Inflation vs. relative price.

Certainly you know the difference, and how the "basket" in the aggregate is not representative of the specific things in the basket because of differences in price elasticity among various items.

And how price-elasticity within the basket drives the inflationary items even higher and the deflationary items even lower, causing the aggregate inflation number to remain the same while the guts of the basket are drastically different.

And also how fixed-and lower-income households are less able to reduce spending since they're spending mostly on essentials.

And how those things tie into/affect each other.

But yeah, "3.5%...just a smidge too high."
Seems like the bar is always moving.

quote:


I'd love to hear it.
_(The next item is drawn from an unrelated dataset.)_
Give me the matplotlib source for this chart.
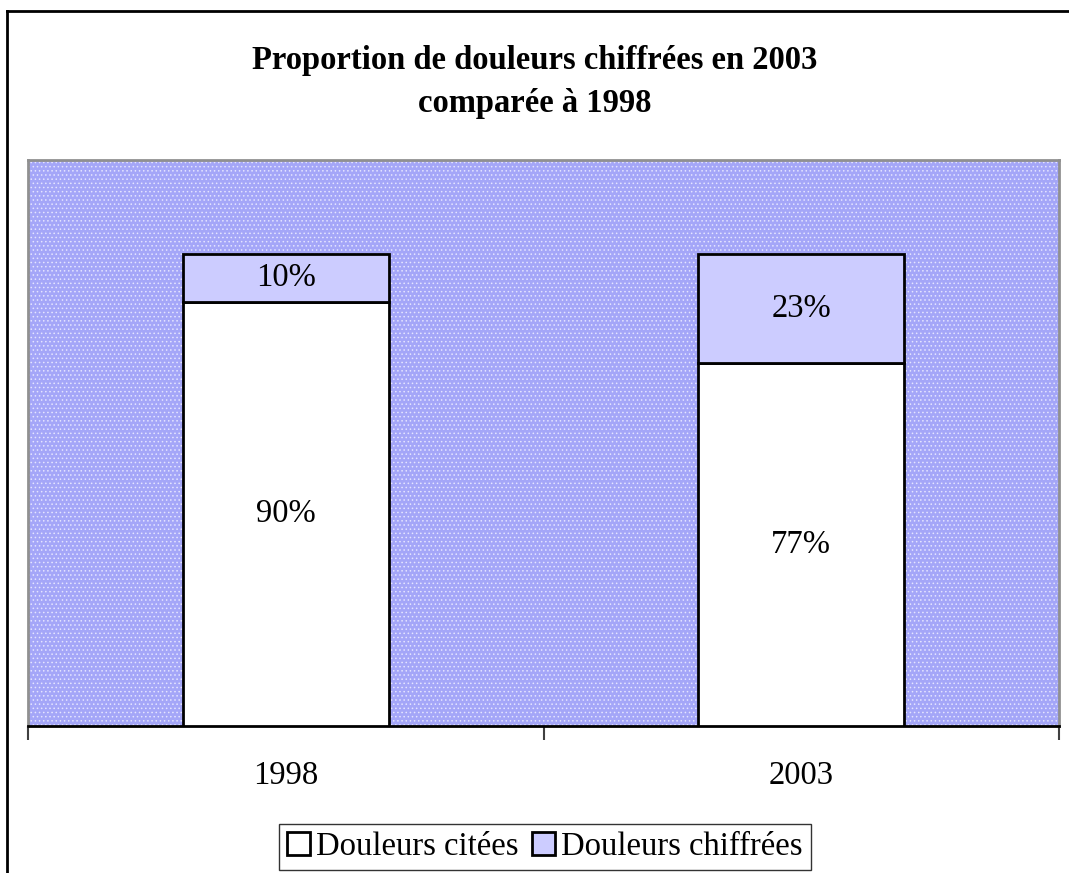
import matplotlib
matplotlib.use("Agg")
import matplotlib.pyplot as plt
from matplotlib.patches import Rectangle
from matplotlib.lines import Line2D

# Data
years = ["1998", "2003"]
citees = [90, 77]       # Douleurs citées (%)
chiffrees = [10, 23]    # Douleurs chiffrées (%)
series_names = ["Douleurs citées", "Douleurs chiffrées"]
title = "Proportion de douleurs chiffrées en 2003\ncomparée à 1998"

plt.rcParams["font.family"] = ["Liberation Serif", "DejaVu Serif"]
plt.rcParams["hatch.linewidth"] = 0.6
FS = 23.5

W, H = 1069, 873
fig = plt.figure(figsize=(W / 100, H / 100), dpi=100)
fig.patch.set_facecolor("white")

# outer chart frame (left and top edges visible)
fig.add_artist(Line2D([7 / W, 7 / W], [0, 1 - 11 / H], transform=fig.transFigure,
                      color="black", lw=2))
fig.add_artist(Line2D([7 / W, 1], [1 - 11 / H, 1 - 11 / H], transform=fig.transFigure,
                      color="black", lw=2))

ax = fig.add_axes([28 / W, 1 - 726 / H, (1059 - 28) / W, (726 - 160) / H])
ax.set_facecolor("#b0b2f6")
# textured background
ax.add_patch(Rectangle((0, 0), 1, 1, transform=ax.transAxes, facecolor="#a4a6f8",
                       edgecolor="#e4e4ff", hatch="....", lw=0, zorder=0))

x = list(range(len(years)))
b1 = ax.bar(x, citees, width=0.4, color="white", edgecolor="black", lw=2, zorder=3,
            label=series_names[0])
b2 = ax.bar(x, chiffrees, width=0.4, bottom=citees, color="#ccccff", edgecolor="black",
            lw=2, zorder=3, label=series_names[1])

for i in x:
    ax.text(i, citees[i] / 2, f"{citees[i]}%", ha="center", va="center", fontsize=FS, zorder=4)
    ax.text(i, citees[i] + chiffrees[i] / 2, f"{chiffrees[i]}%", ha="center", va="center",
            fontsize=FS, zorder=4)

ax.set_xlim(-0.5, len(years) - 0.5)
ax.set_ylim(0, 120)
ax.set_yticks([])
ax.set_xticks(x)
ax.set_xticklabels(years, fontsize=FS)
ax.tick_params(axis="x", which="major", length=0, pad=25)
ax.set_xticks([-0.5, 0.5, 1.5], minor=True)
ax.tick_params(axis="x", which="minor", length=10, width=1.5, color="#404040", direction="out")

for side in ["left", "top", "right"]:
    ax.spines[side].set_color("#909090")
    ax.spines[side].set_linewidth(2)
ax.spines["bottom"].set_color("black")
ax.spines["bottom"].set_linewidth(2)

fig.text(0.5, 1 - 82 / H, title, ha="center", va="center", fontsize=FS,
         fontweight="bold", linespacing=1.5)

leg = fig.legend(handles=[b1, b2], labels=series_names, loc="center",
                 bbox_to_anchor=(545 / W, 1 - 847 / H), ncol=2, fontsize=FS,
                 frameon=True, fancybox=False, edgecolor="black", handlelength=0.7,
                 handleheight=0.7, handletextpad=0.2, columnspacing=0.4,
                 borderpad=0.25, borderaxespad=0)
leg.get_frame().set_linewidth(1)

fig.savefig("out.png", dpi=100)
DEflation isn't generally a good thing, but I don't see it happening anyway. If it does, we're already screwed.
Well, this level of deficit spending is certainly holding it at bay in short/medium term. But China will have it and ultimately export it.

quote:


Debunked by Big Scrub TX! Well, by God, that settles it then.
I mean, the numbers are the numbers. Yes, monthly numbers are revised. Over time, the revisions just aren't that material (or at least they haven't been).

quote:

While you're at it, please explain the difference between U-3 and U-6, which one they use/report, and which one is actually more useful with regard to wise policy making.
I don't disagree that U6 is more useful. As I'm sure you're aware, U6 is basically at a historic low as well.